Today's rate decision was for policy evaluation purposes, with no new economic forecasts released and no press conference held.
Shifting Stance
The move to a more substantial rate cut represents another abrupt shift by the RBNZ.In May of this year, the central bank had indicated that it would not begin to ease policy until the second half of 2025. However, after the shift on August 14th, Governor Adrian Orr stated that the bank intended to act "calmly" at a "measured pace."
The latest August forecast from the Reserve Bank of New Zealand shows that the annual inflation rate for the third quarter dropped from 3.3% in the second quarter to 2.3%. This data is set to be released on October 16th.
The Reserve Bank of New Zealand stated in its meeting minutes: "The committee unanimously agreed that the monthly price index indicates a continued decline in consumer price inflation. Corporate pricing behavior is now more in line with the committee's inflation mandate."
The New Zealand Institute of Economic Research said in its quarterly survey last week that only 7% of businesses are expected to raise prices in the last three months of this year.

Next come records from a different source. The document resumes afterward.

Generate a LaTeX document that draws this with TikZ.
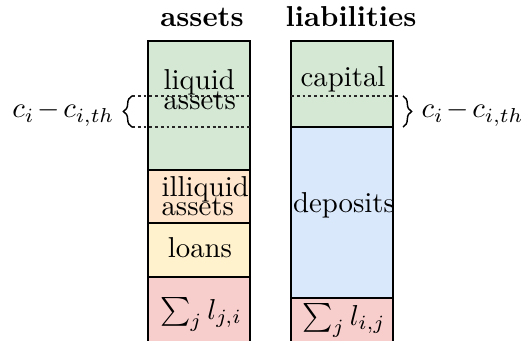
\documentclass[tikz,border=0pt]{standalone}
\usetikzlibrary{decorations.pathreplacing}
\definecolor{cgreen}{HTML}{D5E8D4}
\definecolor{corange}{HTML}{FFE6CC}
\definecolor{cyellow}{HTML}{FFF2CC}
\definecolor{cred}{HTML}{F8CECC}
\definecolor{cblue}{HTML}{DAE8FC}
\newcommand{\overlaplines}[1]{\fontsize{10}{#1}\selectfont\lineskiplimit-20pt\relax}
\begin{document}
\begin{tikzpicture}[x=0.3472pt,y=-0.3472pt,
  blockbox/.style={draw=black,line width=0.7pt},
  thresh/.style={draw=black!85,line width=0.4pt,dash pattern=on 1pt off 1pt},
  bracestyle/.style={draw=black,line width=0.5pt,decorate,decoration={brace,amplitude=3pt}},
  title/.style={font=\bfseries,inner sep=0pt},
  lbl/.style={inner sep=0pt},
  twoline/.style={inner sep=0pt,align=left,font={\overlaplines{7.2pt}}},
  twolinetight/.style={inner sep=0pt,align=left,font={\overlaplines{6.3pt}}}]
\useasboundingbox (0,0) rectangle (524,341);
% assets column
\path[blockbox,fill=cgreen]  (148,41)  rectangle (250,170);
\path[blockbox,fill=corange] (148,170) rectangle (250,223);
\path[blockbox,fill=cyellow] (148,223) rectangle (250,277);
\path[blockbox,fill=cred]    (148,277) rectangle (250,350);
% liabilities column
\path[blockbox,fill=cgreen]  (291,41)  rectangle (393,127);
\path[blockbox,fill=cblue]   (291,127) rectangle (393,298);
\path[blockbox,fill=cred]    (291,298) rectangle (393,350);
% thresholds
\coordinate (la) at (132,96);
\coordinate (lb) at (132,127);
\coordinate (ra) at (403,96);
\coordinate (rb) at (403,127);
\draw[thresh] (la) -- (250,96);
\draw[thresh] (lb) -- (250,127);
\draw[thresh] (291,96) -- (398,96);
\draw[bracestyle] (lb) -- (la);
\draw[bracestyle] (ra) -- (rb);
% titles
\node[title,anchor=base] (tassets) at (202,27) {assets};
\node[title,anchor=base] (tliab) at (351,27) {liabilities};
% labels
\node[twoline,anchor=base west] (liquid) at (163,110) {liquid\\assets};
\node[twolinetight,anchor=base west] (illiquid) at (161,215) {illiquid\\assets};
\node[lbl,anchor=base] (loans) at (200,257) {loans};
\node[lbl,anchor=base] (sumji) at (201,319) {$\sum_j l_{j,i}$};
\node[lbl,anchor=base] (capital) at (343,87) {capital};
\node[lbl,anchor=base] (deposits) at (344,213) {deposits};
\node[lbl,anchor=base] (sumij) at (344,325) {$\sum_j l_{i,j}$};
\node[lbl,anchor=base east] (cleft) at (115,118) {$\medmuskip=2mu c_i - c_{i,th}$};
\node[lbl,anchor=base west] (cright) at (421,118) {$\medmuskip=2mu c_i - c_{i,th}$};
\end{tikzpicture}
\end{document}
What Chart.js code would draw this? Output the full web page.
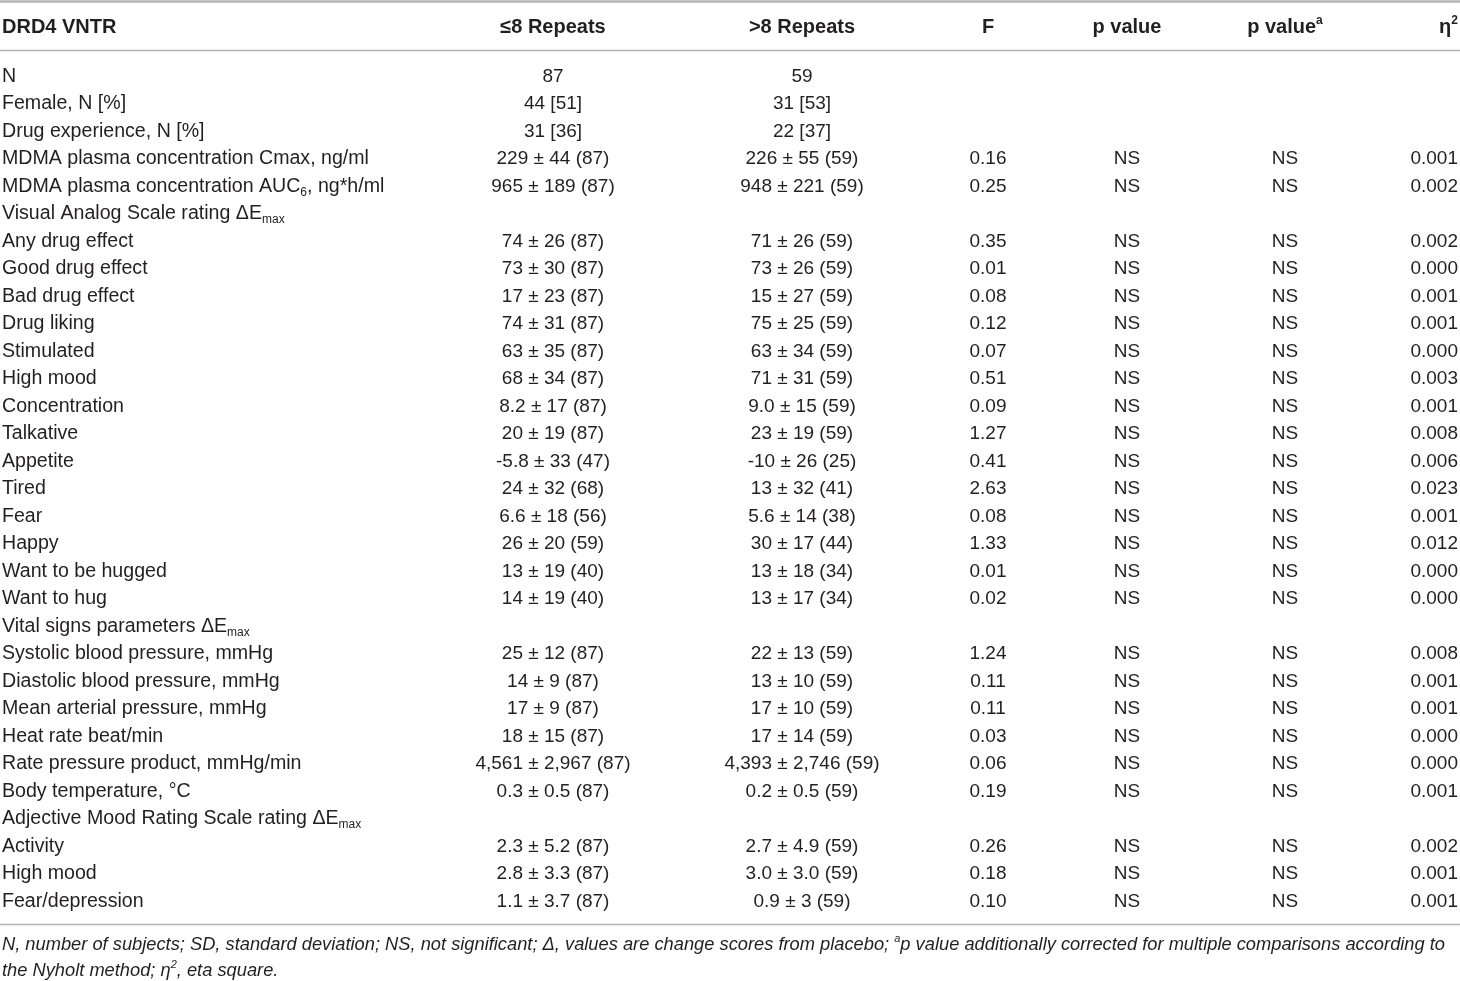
<!DOCTYPE html>
<html>
<head>
<meta charset="utf-8">
<script src="https://cdn.jsdelivr.net/npm/chart.js@4.4.0/dist/chart.umd.min.js"></script>
<style>
  html, body { margin: 0; padding: 0; background: #ffffff; }
  #tabla { display: block; }
</style>
</head>
<body>
<canvas id="tabla" width="1460" height="981"></canvas>
<script>
// ===== DRD4 VNTR - tabla dibujada con Chart.js =====

// Encabezados de columna
const encabezados = ['DRD4 VNTR', '≤8 Repeats', '>8 Repeats', 'F', 'p value', 'p value^{a}', 'η^{2}'];

// Etiquetas de fila (_{..} subíndice, ^{..} superíndice)
const filas = [
    'N',
    'Female, N [%]',
    'Drug experience, N [%]',
    'MDMA plasma concentration Cmax, ng/ml',
    'MDMA plasma concentration AUC_{6}, ng*h/ml',
    'Visual Analog Scale rating ΔE_{max}',
    'Any drug effect',
    'Good drug effect',
    'Bad drug effect',
    'Drug liking',
    'Stimulated',
    'High mood',
    'Concentration',
    'Talkative',
    'Appetite',
    'Tired',
    'Fear',
    'Happy',
    'Want to be hugged',
    'Want to hug',
    'Vital signs parameters ΔE_{max}',
    'Systolic blood pressure, mmHg',
    'Diastolic blood pressure, mmHg',
    'Mean arterial pressure, mmHg',
    'Heat rate beat/min',
    'Rate pressure product, mmHg/min',
    'Body temperature, °C',
    'Adjective Mood Rating Scale rating ΔE_{max}',
    'Activity',
    'High mood',
    'Fear/depression'
];

// ≤8 repeticiones
const repeats8 = [
    '87', '44 [51]', '31 [36]', '229 ± 44 (87)', '965 ± 189 (87)', '',
    '74 ± 26 (87)', '73 ± 30 (87)', '17 ± 23 (87)', '74 ± 31 (87)', '63 ± 35 (87)',
    '68 ± 34 (87)', '8.2 ± 17 (87)', '20 ± 19 (87)', '-5.8 ± 33 (47)', '24 ± 32 (68)',
    '6.6 ± 18 (56)', '26 ± 20 (59)', '13 ± 19 (40)', '14 ± 19 (40)', '',
    '25 ± 12 (87)', '14 ± 9 (87)', '17 ± 9 (87)', '18 ± 15 (87)', '4,561 ± 2,967 (87)',
    '0.3 ± 0.5 (87)', '', '2.3 ± 5.2 (87)', '2.8 ± 3.3 (87)', '1.1 ± 3.7 (87)'
];

// >8 repeticiones
const repeatsMas8 = [
    '59', '31 [53]', '22 [37]', '226 ± 55 (59)', '948 ± 221 (59)', '',
    '71 ± 26 (59)', '73 ± 26 (59)', '15 ± 27 (59)', '75 ± 25 (59)', '63 ± 34 (59)',
    '71 ± 31 (59)', '9.0 ± 15 (59)', '23 ± 19 (59)', '-10 ± 26 (25)', '13 ± 32 (41)',
    '5.6 ± 14 (38)', '30 ± 17 (44)', '13 ± 18 (34)', '13 ± 17 (34)', '',
    '22 ± 13 (59)', '13 ± 10 (59)', '17 ± 10 (59)', '17 ± 14 (59)', '4,393 ± 2,746 (59)',
    '0.2 ± 0.5 (59)', '', '2.7 ± 4.9 (59)', '3.0 ± 3.0 (59)', '0.9 ± 3 (59)'
];

// Estadístico F
const valoresF = [
    null, null, null, 0.16, 0.25, null,
    0.35, 0.01, 0.08, 0.12, 0.07, 0.51, 0.09, 1.27, 0.41, 2.63, 0.08, 1.33, 0.01, 0.02, null,
    1.24, 0.11, 0.11, 0.03, 0.06, 0.19, null, 0.26, 0.18, 0.10
];

// p value y p value corregido
const valoresP = valoresF.map(f => f === null ? '' : 'NS');
const valoresPa = valoresF.map(f => f === null ? '' : 'NS');

// Eta cuadrado
const valoresEta = [
    null, null, null, 0.001, 0.002, null,
    0.002, 0.000, 0.001, 0.001, 0.000, 0.003, 0.001, 0.008, 0.006, 0.023, 0.001, 0.012, 0.000, 0.000, null,
    0.008, 0.001, 0.001, 0.000, 0.000, 0.001, null, 0.002, 0.001, 0.001
];

// Nota al pie
const notas = [
    'N, number of subjects; SD, standard deviation; NS, not significant; Δ, values are change scores from placebo; ^{a}p value additionally corrected for multiple comparisons according to',
    'the Nyholt method; η^{2}, eta square.'
];

const FUENTE = '"Liberation Sans", Arial, sans-serif';
const COLOR_TEXTO = '#231f20';
const COLOR_LINEA = '#b4b4b4';

// Dibujar texto con subíndices y superíndices
function partesTexto(texto) {
    const partes = [];
    const re = /([_^])\{([^}]*)\}/g;
    let ultimo = 0, m;
    while ((m = re.exec(texto)) !== null) {
        if (m.index > ultimo) partes.push({ t: texto.slice(ultimo, m.index), tipo: '' });
        partes.push({ t: m[2], tipo: m[1] });
        ultimo = re.lastIndex;
    }
    if (ultimo < texto.length) partes.push({ t: texto.slice(ultimo), tipo: '' });
    return partes;
}

function fuentePara(estilo, tam, tipo) {
    const t = tipo ? Math.round(tam * 0.62) : tam;
    return estilo + ' ' + t + 'px ' + FUENTE;
}

function dibujarRico(ctx, texto, x, y, alinear, estilo, tam) {
    const partes = partesTexto(texto);
    let ancho = 0;
    partes.forEach(p => {
        ctx.font = fuentePara(estilo, tam, p.tipo);
        p.w = ctx.measureText(p.t).width;
        ancho += p.w;
    });
    let cx = x;
    if (alinear === 'center') cx = x - ancho / 2;
    if (alinear === 'right') cx = x - ancho;
    ctx.textAlign = 'left';
    ctx.textBaseline = 'middle';
    partes.forEach(p => {
        ctx.font = fuentePara(estilo, tam, p.tipo);
        let dy = 0;
        if (p.tipo === '_') dy = tam * 0.3;
        if (p.tipo === '^') dy = -tam * 0.3;
        ctx.fillText(p.t, cx, y + dy + 1.5);
        cx += p.w;
    });
}

// Columnas: posición (en px del eje x), alineación y tamaño de letra
const columnas = [
    { x: 2, alinear: 'left', tam: 19.6 },
    { x: 553, alinear: 'center', tam: 19 },
    { x: 802, alinear: 'center', tam: 19 },
    { x: 988, alinear: 'center', tam: 19 },
    { x: 1127, alinear: 'center', tam: 19 },
    { x: 1285, alinear: 'center', tam: 19 },
    { x: 1458, alinear: 'right', tam: 19 }
];

function valorCelda(col, i) {
    switch (col) {
        case 0: return filas[i];
        case 1: return repeats8[i];
        case 2: return repeatsMas8[i];
        case 3: return valoresF[i] === null ? '' : valoresF[i].toFixed(2);
        case 4: return valoresP[i];
        case 5: return valoresPa[i];
        case 6: return valoresEta[i] === null ? '' : valoresEta[i].toFixed(3);
    }
    return '';
}

const pluginTabla = {
    id: 'pluginTabla',
    afterDraw(chart) {
        const ctx = chart.ctx;
        const x = chart.scales.x;
        const y = chart.scales.y;
        ctx.save();

        // Líneas horizontales
        ctx.strokeStyle = COLOR_LINEA;
        ctx.lineWidth = 2.5;
        ctx.beginPath(); ctx.moveTo(0, 1.5); ctx.lineTo(1460, 1.5); ctx.stroke();
        ctx.lineWidth = 1.5;
        ctx.beginPath(); ctx.moveTo(0, 50.5); ctx.lineTo(1460, 50.5); ctx.stroke();
        ctx.beginPath(); ctx.moveTo(0, 924.5); ctx.lineTo(1460, 924.5); ctx.stroke();

        ctx.fillStyle = COLOR_TEXTO;

        // Encabezados
        encabezados.forEach((h, c) => {
            dibujarRico(ctx, h, x.getPixelForValue(columnas[c].x), 25.5, columnas[c].alinear, 'bold', 20);
        });

        // Celdas
        filas.forEach((f, i) => {
            const py = y.getPixelForValue(i);
            columnas.forEach((col, c) => {
                const v = valorCelda(c, i);
                if (v) dibujarRico(ctx, v, x.getPixelForValue(col.x), py, col.alinear, 'normal', col.tam);
            });
        });

        // Nota al pie
        notas.forEach((n, k) => {
            dibujarRico(ctx, n, 2, 943 + k * 26, 'left', 'italic', 18.3);
        });

        ctx.restore();
    }
};

document.addEventListener('DOMContentLoaded', function() {
    new Chart(document.getElementById('tabla'), {
        type: 'scatter',
        data: {
            labels: filas,
            datasets: [{
                data: [],
                pointRadius: 0
            }]
        },
        options: {
            responsive: false,
            animation: false,
            devicePixelRatio: 1,
            layout: {
                padding: { top: 61.25, bottom: 67.25, left: 0, right: 0 }
            },
            plugins: {
                legend: { display: false },
                tooltip: { enabled: false }
            },
            scales: {
                x: { type: 'linear', min: 0, max: 1460, display: false },
                y: { type: 'category', labels: filas, offset: true, display: false }
            }
        },
        plugins: [pluginTabla]
    });
});
</script>
</body>
</html>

In the three months ending June, New Zealand's Gross Domestic Product (GDP) fell by 0.2%, putting the economy on the brink of its second recession in less than two years. The market currently anticipates that a slowdown in demand will push up the unemployment rate, which will be announced in early November for the third quarter.
The Reserve Bank of New Zealand stated: "Economic growth is weak, partly due to slow productivity growth, but mainly due to weak consumer spending and business investment. High-frequency indicators suggest that growth will continue to slow in the short term."
Globally, many central banks have already begun to cut interest rates, with the Federal Reserve initiating an easing cycle last month by lowering rates by 50 basis points. The Reserve Bank of Australia stands as an exception, as it has kept its key interest rate stable at 4.35% due to rising inflation risks.
The Reserve Bank of New Zealand stated: "The committee discussed the respective merits of cutting rates by 25 basis points and 50 basis points. They unanimously agreed that a 50 basis point cut at this time is most consistent with the task of maintaining low and stable inflation."
The bank added that current short-term market pricing is in line with this decision.
Most economists surveyed before today's decision expected the Reserve Bank of New Zealand to cut rates by another 50 basis points at its annual final meeting on November 27th.The Reserve Bank of New Zealand stated: "The outlook is broadly consistent with the August Monetary Policy Statement. Members agreed that the 4.75% OCR remains restrictive, allowing monetary policy to be well positioned to respond to any short-term surprises."